Lady Booby instructs Slipslop to see that Joseph is paid off and dismissed, but Slipslop is surprisingly pert in her replies. After a verbal parrying by the ladies, Slipslop remarks: "I know what I know," and Lady Booby realizes that her reputation now lies with Slipslop, whom she has just dismissed as well. She tells her steward, Mr. Peter Pounce, to turn Joseph out of the house that evening, but recalls Slipslop to see if she can patch things over. She quickly achieves a reconciliation with Slipslop, but the fact that her reputation is now in the hands of this gossipy servant tortures Lady Booby. Even more disturbing is the maelstrom of emotions concerning Joseph.

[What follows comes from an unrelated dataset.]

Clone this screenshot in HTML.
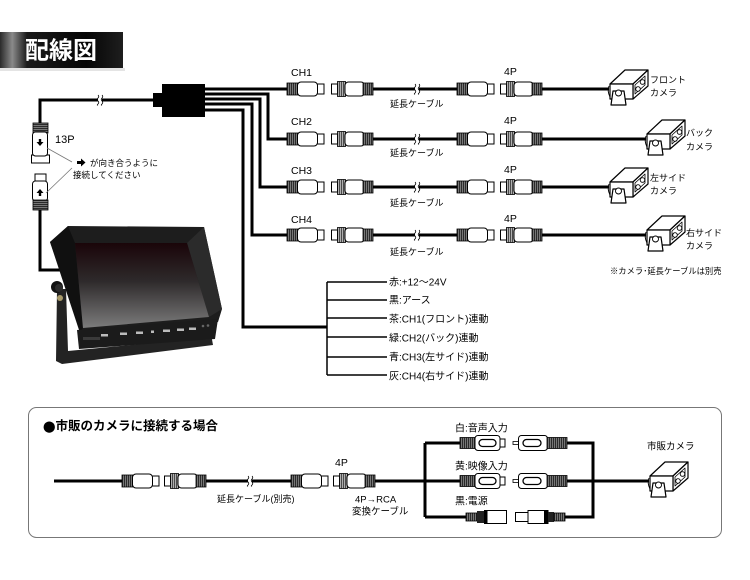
<!DOCTYPE html>
<html><head><meta charset="utf-8"><style>
html,body{margin:0;padding:0;background:#fff;}
svg{display:block;}
text{font-family:"Liberation Sans","Noto Sans CJK JP",sans-serif;fill:#000;}
</style></head><body>
<svg width="750" height="580" viewBox="0 0 750 580" xmlns="http://www.w3.org/2000/svg">
<defs>
<linearGradient id="tg" x1="0" y1="0" x2="1" y2="0">
<stop offset="0" stop-color="#2a2a2a"/><stop offset="0.1" stop-color="#8a8a8a"/><stop offset="0.22" stop-color="#1a1a1a"/><stop offset="0.7" stop-color="#050505"/><stop offset="1" stop-color="#1e1e1e"/>
</linearGradient>
<linearGradient id="scr" x1="0" y1="0" x2="0" y2="1">
<stop offset="0" stop-color="#1a0509"/><stop offset="0.45" stop-color="#2e2a2b"/><stop offset="1" stop-color="#7c7c7c"/>
</linearGradient>
<pattern id="rib" width="2" height="4" patternUnits="userSpaceOnUse"><rect width="2" height="4" fill="#2a2a2a"/><rect x="1.2" width="0.8" height="4" fill="#8a8a8a"/></pattern>
<pattern id="rib2" width="2" height="4" patternUnits="userSpaceOnUse"><rect width="2" height="4" fill="#4a4a4a"/><rect x="1.2" width="0.8" height="4" fill="#c8c8c8"/></pattern>
<pattern id="ribv" width="4" height="2" patternUnits="userSpaceOnUse"><rect width="4" height="2" fill="#2a2a2a"/><rect y="1.2" width="4" height="0.8" fill="#8a8a8a"/></pattern>
<g id="male">
<rect x="0" y="-6" width="11" height="12" fill="url(#rib)" stroke="#000" stroke-width="0.8"/>
<rect x="29" y="-5" width="8" height="10" fill="#fff" stroke="#000" stroke-width="1"/>
<rect x="10.5" y="-7" width="20" height="14" rx="3.5" fill="#fff" stroke="#000" stroke-width="1"/>
</g>
<g id="female">
<rect x="0.5" y="-5" width="6" height="10" fill="#fff" stroke="#000" stroke-width="1"/>
<rect x="6.5" y="-7.5" width="8" height="15" fill="url(#rib2)" stroke="#000" stroke-width="0.8"/>
<rect x="14" y="-7" width="19.5" height="14" rx="3.5" fill="#fff" stroke="#000" stroke-width="1"/>
<rect x="32" y="-6" width="10" height="12" fill="url(#rib)" stroke="#000" stroke-width="0.8"/>
</g>
<g id="rcam">
<rect x="0" y="-5.5" width="15" height="11" fill="url(#rib)" stroke="#000" stroke-width="0.8"/>
<rect x="39" y="-4" width="6" height="8" fill="#fff" stroke="#000" stroke-width="1"/>
<rect x="15" y="-7.5" width="25" height="15" rx="3" fill="#fff" stroke="#000" stroke-width="1"/>
<rect x="19" y="-3.5" width="17" height="7" rx="3.5" fill="#fff" stroke="#000" stroke-width="1.3"/>
</g>
<g id="rcaf">
<rect x="0" y="-1.5" width="6" height="3" fill="#fff" stroke="#000" stroke-width="0.8"/>
<rect x="5.5" y="-7.5" width="29" height="15" rx="3" fill="#fff" stroke="#000" stroke-width="1"/>
<rect x="10" y="-3.5" width="18" height="7" rx="3.5" fill="#fff" stroke="#000" stroke-width="1.3"/>
<rect x="34" y="-5.5" width="20" height="11" fill="url(#rib)" stroke="#000" stroke-width="0.8"/>
</g>
<g id="cam" fill="#fff" stroke="#000" stroke-width="1.2" stroke-linejoin="round">
<polygon points="2,-5 17,-19 40,-19 25,-5"/>
<polygon points="25,-5 40,-19 40,-3 25,10"/>
<polygon points="2,-5 25,-5 25,10 2,10"/>
<polygon points="27,-4 37,-13 37,-4 27,5" fill="#fff" stroke-width="0.8"/>
<circle cx="30" cy="0" r="2.3" stroke-width="0.9"/>
<circle cx="34.5" cy="-7" r="2.3" stroke-width="0.9"/>
<polygon points="5,2 16,2 18,16 3,16"/>
<circle cx="10.5" cy="4" r="3" stroke-width="0.9"/>
<path d="M1,-3 Q-1,2 2,8" fill="none" stroke-width="0.9"/>
</g>
<g id="brk">
<rect x="-2" y="-3" width="4" height="6" fill="#fff"/>
<path d="M-2,-5 q1.5,1.5 0,3 q-1.5,1.5 0,3 q1.5,1.5 0,3 q-1.5,1.5 0,1" fill="none" stroke="#000" stroke-width="0.8"/>
<path d="M2,-5 q1.5,1.5 0,3 q-1.5,1.5 0,3 q1.5,1.5 0,3 q-1.5,1.5 0,1" fill="none" stroke="#000" stroke-width="0.8"/>
</g>
</defs>

<!-- Title -->
<rect x="0" y="32" width="123" height="36" fill="url(#tg)"/>
<rect x="0" y="68" width="125" height="3" fill="#e4e4e4"/>
<text x="25" y="51" font-size="24" font-weight="bold" dominant-baseline="central" style="fill:#fff">配線図</text>

<!-- Cables (thick) -->
<g fill="none" stroke="#000" stroke-width="3" stroke-linejoin="miter">
<path d="M153,100 H40 V124"/>
<path d="M40,209 V270 H62"/>
<path d="M205,89 H288"/>
<path d="M205,94 H268 V139 H288"/>
<path d="M205,99 H260 V187 H288"/>
<path d="M205,104 H252 V235 H288"/>
<path d="M205,110 H243 V327 H327"/>
<path d="M373,89 H458 M542,89 H609"/>
<path d="M373,139 H458 M542,139 H646"/>
<path d="M373,187 H458 M542,187 H609"/>
<path d="M373,235 H458 M542,235 H646"/>
<path d="M54,481 H123 M206,481 H292 M375,481 H425"/>
<path d="M425,443 V517 M425,443 H461 M425,481 H461 M425,517 H467"/>
<path d="M566,443 H593 V517 H565 M566,481 H649"/>
</g>
<use href="#brk" x="100" y="100"/>
<use href="#brk" x="417" y="89"/>
<use href="#brk" x="417" y="139"/>
<use href="#brk" x="417" y="187"/>
<use href="#brk" x="417" y="235"/>
<use href="#brk" x="250" y="481"/>

<!-- junction box -->
<rect x="153" y="93" width="10" height="14" fill="#000"/>
<rect x="162" y="84" width="43" height="33" fill="#000"/>

<!-- 13P connectors -->
<rect x="33" y="123" width="15" height="10" fill="url(#ribv)" stroke="#000" stroke-width="0.8"/>
<rect x="31.5" y="155" width="18" height="8" fill="#fff" stroke="#000" stroke-width="1"/>
<rect x="32.5" y="132" width="15" height="24" rx="3" fill="#fff" stroke="#000" stroke-width="1"/>
<path d="M38.8,139 h2.4 v3 h2.3 l-3.5,4 l-3.5,-4 h2.3z" fill="#000"/>
<rect x="35" y="174" width="11" height="8" fill="#fff" stroke="#000" stroke-width="1"/>
<rect x="32.5" y="181" width="15" height="20" rx="3" fill="#fff" stroke="#000" stroke-width="1"/>
<rect x="33" y="200" width="15" height="10" fill="url(#ribv)" stroke="#000" stroke-width="0.8"/>
<path d="M38.8,196 h2.4 v-3 h2.3 l-3.5,-4 l-3.5,4 h2.3z" fill="#000"/>
<path d="M47,148 L72,162 M46,193 L72,168" stroke="#777" stroke-width="0.8" fill="none"/>
<text x="55" y="140" font-size="11" dominant-baseline="central">13P</text>
<path d="M77,161 h4 v-2.5 l4.5,4 l-4.5,4 v-2.5 h-4z" fill="#000"/>
<text x="90" y="163" font-size="8.5" dominant-baseline="central">が向き合うように</text>
<text x="73" y="175" font-size="8.5" dominant-baseline="central">接続してください</text>

<!-- Monitor -->
<polygon points="57,289 66,289 68,351 205,338 211,334 213,345 62,364 56,361" fill="#232323"/>
<polygon points="50,242 68,226 204,227 222,309 218,322 82,332" fill="#1d1d1d"/>
<polygon points="50,242 68,226 75,243 83,328 80,333" fill="#101010"/>
<polygon points="187,243 204,227 222,309 209,317" fill="#2b2b2b"/>
<polygon points="75,243 187,243 209,317 83,328" fill="url(#scr)"/>
<polygon points="77,330 218,319 215,339 79,349" fill="#1b1b1b"/>
<g fill="#bbb">
<rect x="101" y="334" width="7" height="2.5"/><rect x="120" y="332.5" width="7" height="2.5"/><rect x="136" y="331.5" width="7" height="2.5"/><rect x="151" y="330.5" width="3" height="2.5"/><rect x="163" y="329.5" width="7" height="2.5"/><rect x="177" y="328.5" width="7" height="2.5"/><rect x="189" y="327.5" width="7" height="2.5"/>
</g>
<circle cx="203" cy="326" r="1.3" fill="#666"/><circle cx="208" cy="325.5" r="1.3" fill="#666"/>
<rect x="83" y="337" width="17" height="3" fill="#3a3a3a"/>
<ellipse cx="57" cy="287" rx="6" ry="6" fill="#111"/>
<ellipse cx="59" cy="288" rx="4" ry="4" fill="#2a2a2a"/>
<circle cx="60" cy="298" r="3" fill="#a89a6a"/>

<!-- CH labels and connectors -->
<g font-size="10.5">
<text x="291" y="73" dominant-baseline="central">CH1</text>
<text x="291" y="122" dominant-baseline="central">CH2</text>
<text x="291" y="171" dominant-baseline="central">CH3</text>
<text x="291" y="220" dominant-baseline="central">CH4</text>
<text x="504" y="72" dominant-baseline="central">4P</text>
<text x="504" y="121" dominant-baseline="central">4P</text>
<text x="504" y="170" dominant-baseline="central">4P</text>
<text x="504" y="219" dominant-baseline="central">4P</text>
</g>
<g font-size="9">
<text x="390" y="104" dominant-baseline="central">延長ケーブル</text>
<text x="390" y="153" dominant-baseline="central">延長ケーブル</text>
<text x="390" y="203" dominant-baseline="central">延長ケーブル</text>
<text x="390" y="252" dominant-baseline="central">延長ケーブル</text>
</g>
<use href="#male" x="287" y="89"/><use href="#female" x="331" y="89"/><use href="#male" x="457" y="89"/><use href="#female" x="500" y="89"/>
<use href="#male" x="287" y="139"/><use href="#female" x="331" y="139"/><use href="#male" x="457" y="139"/><use href="#female" x="500" y="139"/>
<use href="#male" x="287" y="187"/><use href="#female" x="331" y="187"/><use href="#male" x="457" y="187"/><use href="#female" x="500" y="187"/>
<use href="#male" x="287" y="235"/><use href="#female" x="331" y="235"/><use href="#male" x="457" y="235"/><use href="#female" x="500" y="235"/>

<!-- cameras -->
<use href="#cam" x="608" y="89"/>
<use href="#cam" x="645" y="139"/>
<use href="#cam" x="608" y="187"/>
<use href="#cam" x="645" y="235"/>
<g font-size="9">
<text x="650" y="80" dominant-baseline="central">フロント</text>
<text x="650" y="93" dominant-baseline="central">カメラ</text>
<text x="686" y="133" dominant-baseline="central">バック</text>
<text x="686" y="147" dominant-baseline="central">カメラ</text>
<text x="650" y="178" dominant-baseline="central">左サイド</text>
<text x="650" y="191" dominant-baseline="central">カメラ</text>
<text x="686" y="233" dominant-baseline="central">右サイド</text>
<text x="686" y="246" dominant-baseline="central">カメラ</text>
</g>
<text x="610" y="271" font-size="8.3" dominant-baseline="central">※カメラ･延長ケーブルは別売</text>

<!-- wire labels bracket -->
<g stroke="#000" stroke-width="1.5" fill="none">
<path d="M327,282 V375"/>
<path d="M327,282 H387 M327,300 H387 M327,318 H387 M327,337 H387 M327,357 H387 M327,375 H387"/>
</g>
<g font-size="10">
<text x="389" y="283" dominant-baseline="central">赤:+12～24V</text>
<text x="389" y="301" dominant-baseline="central">黒:アース</text>
<text x="389" y="320" dominant-baseline="central">茶:CH1(フロント)連動</text>
<text x="389" y="339" dominant-baseline="central">緑:CH2(バック)連動</text>
<text x="389" y="358" dominant-baseline="central">青:CH3(左サイド)連動</text>
<text x="389" y="377" dominant-baseline="central">灰:CH4(右サイド)連動</text>
</g>

<!-- bottom box -->
<rect x="28.5" y="407.5" width="693" height="130" rx="8" fill="none" stroke="#777" stroke-width="1"/>
<text x="43" y="426" font-size="12.5" font-weight="bold" dominant-baseline="central"><tspan style="font-family:'Noto Sans CJK JP',sans-serif">●</tspan>市販のカメラに接続する場合</text>
<use href="#male" x="122" y="481"/><use href="#female" x="164" y="481"/>
<use href="#male" x="291" y="481"/><use href="#female" x="333" y="481"/>
<text x="217" y="499" font-size="9" dominant-baseline="central">延長ケーブル(別売)</text>
<text x="335" y="463" font-size="10.5" dominant-baseline="central">4P</text>
<text x="355" y="500" font-size="9.5" dominant-baseline="central">4P→RCA</text>
<text x="352" y="512" font-size="9.5" dominant-baseline="central">変換ケーブル</text>

<use href="#rcam" x="460" y="443"/><use href="#rcaf" x="513" y="443"/>
<use href="#rcam" x="460" y="481"/><use href="#rcaf" x="513" y="481"/>
<!-- DC connectors -->
<rect x="466" y="513" width="11" height="8" fill="url(#rib)" stroke="#000" stroke-width="0.8"/>
<rect x="477" y="511" width="8" height="12" fill="#222"/>
<rect x="484.5" y="510.5" width="22" height="13" fill="#fff" stroke="#000" stroke-width="1"/>
<rect x="484.5" y="510.5" width="3" height="13" fill="#000"/>
<rect x="515.5" y="512.5" width="13" height="9" fill="#fff" stroke="#000" stroke-width="1"/>
<rect x="528" y="510.5" width="20" height="13" fill="#fff" stroke="#000" stroke-width="1"/>
<rect x="544" y="510.5" width="4" height="13" fill="#000"/>
<rect x="548" y="512" width="6" height="10" fill="#222"/>
<rect x="554" y="513" width="11" height="8" fill="url(#rib)" stroke="#000" stroke-width="0.8"/>
<g font-size="10">
<text x="455" y="429" dominant-baseline="central">白:音声入力</text>
<text x="455" y="467" dominant-baseline="central">黄:映像入力</text>
<text x="455" y="502" dominant-baseline="central">黒:電源</text>
</g>
<text x="647" y="447" font-size="9.5" dominant-baseline="central">市販カメラ</text>
<use href="#cam" x="648" y="481"/>
</svg>
</body></html>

Joseph now understands the full drift of his mistress and unburdens himself in another letter to his sister. He is then called downstairs to receive the small remainder of his wages from the dishonest Peter Pounce. Stripped of his livery, he borrows a frock and breeches from one of the servants and leaves the house. Although it is seven o'clock in the evening, the moon is full, so Joseph resolves to begin his journey back to the country immediately.


The mock-heroic description of the amorous Mrs. Slipslop as a "hungry tigress" is an excellent example of Fielding's use of the burlesque in his diction. The larger context of the pursuit of Joseph, however, offers ample illustration of the "only source of the true Ridiculous" — affectation. The affectation of Lady Booby is more dangerous than Slipslop's because it involves deceit and hypocrisy. The hint to this is given by her casual though outwardly correct — behavior after the death of Sir Thomas. Resting on the seventh day from her mourning — or from her cards — she calls for Joseph, and falsely attributes his lack of forwardness to secrecy and designing modesty; she judges Joseph's actions by her own. In a series of leading questions, Lady Booby sounds out Joseph, but just as the simple Parson Adams failed to understand the affected language of Slipslop, so the straightforward Joseph fails to understand the innuendoes of Lady Booby, who characteristically interprets his innocence as pretense.

The danger of Lady Booby's behavior lies in the turbulence of the conflict between passion and reason; she knows neither herself nor the true nature of Joseph, nor can she put into practice the principle of self-control. Joseph's tempting virginity still festers in her and we are thus prepared for her even more extravagant vacillations in Book IV. Her jealousy of Betty, the chambermaid, also suggests the jealousy she is to feel when she learns about Fanny. The mortification which Lady Booby feels at the revelation of Joseph's unshakable virtue is a result of her vanity. Above all, she is concerned for her reputation; she desperately wants Joseph but only if their affair can be kept secret. Her tremendous hypocrisy is exactly what Fielding most scorns. To illustrate this, he has mockingly inverted the situation of Richardson's Pamela; here it is the women who are sexually rampant.

If there is danger in Lady Booby's deceit, there is nothing more than ostentation in the open pursuit of Joseph by Mrs. Slipslop. Her vanity complements the hypocrisy of Lady Booby and, between the two of them, we have a perfect spectacle of affectation, the source of the true ridiculous. It is ludicrous that such a grotesque cripple as Slipslop should be casting eyes of affection on Joseph. The comedy is emphasized by Slipslop's manner of speaking; just as she thinks herself eminently suited for the handsome Joseph, so she considers her language learned and refined. In reality, her affected speech limps as brokenly as her ugly frame.

Between these two women, Fielding places the unassailable virtue of Joseph, who lives up to his biblical namesake, the proverbial master of chastity. The change from "Joey" to "Joseph" emphasizes the link. In a book concerned with the discrepancy between appearance and reality, Joseph, like Adams, reveals none at all between his honest face and his honest nature.

The confrontations are worthy of a playwright, and Fielding brings out the full dramatic effect of this particular triangle in its several permutations. He even draws attention to this himself, with such insertions as his remarks on love, and the reference to the arguments in Westminster reminds one of the author's presence.

The two letters which Joseph writes to his sister represent one of the novel's last links with Richardson's Pamela. Already Joseph Andrews is developing major themes of its own. In this section, the honesty, self-control, and chastity of Joseph predominate, but the theme of true charity emerges in the contrast between the greedy Peter Pounce, who strips Joseph of his livery, and the generous servant who provides Joseph with a frock and breeches. Later acts of charity often center on the metaphor and parable of clothing the naked and needy person.

As Joseph leaves London, "a bad place, [where] there is so little good fellowship, that the next-door neighbours don't know one another," the epic journey toward the Booby country seat and Joseph's self-knowledge begins in earnest.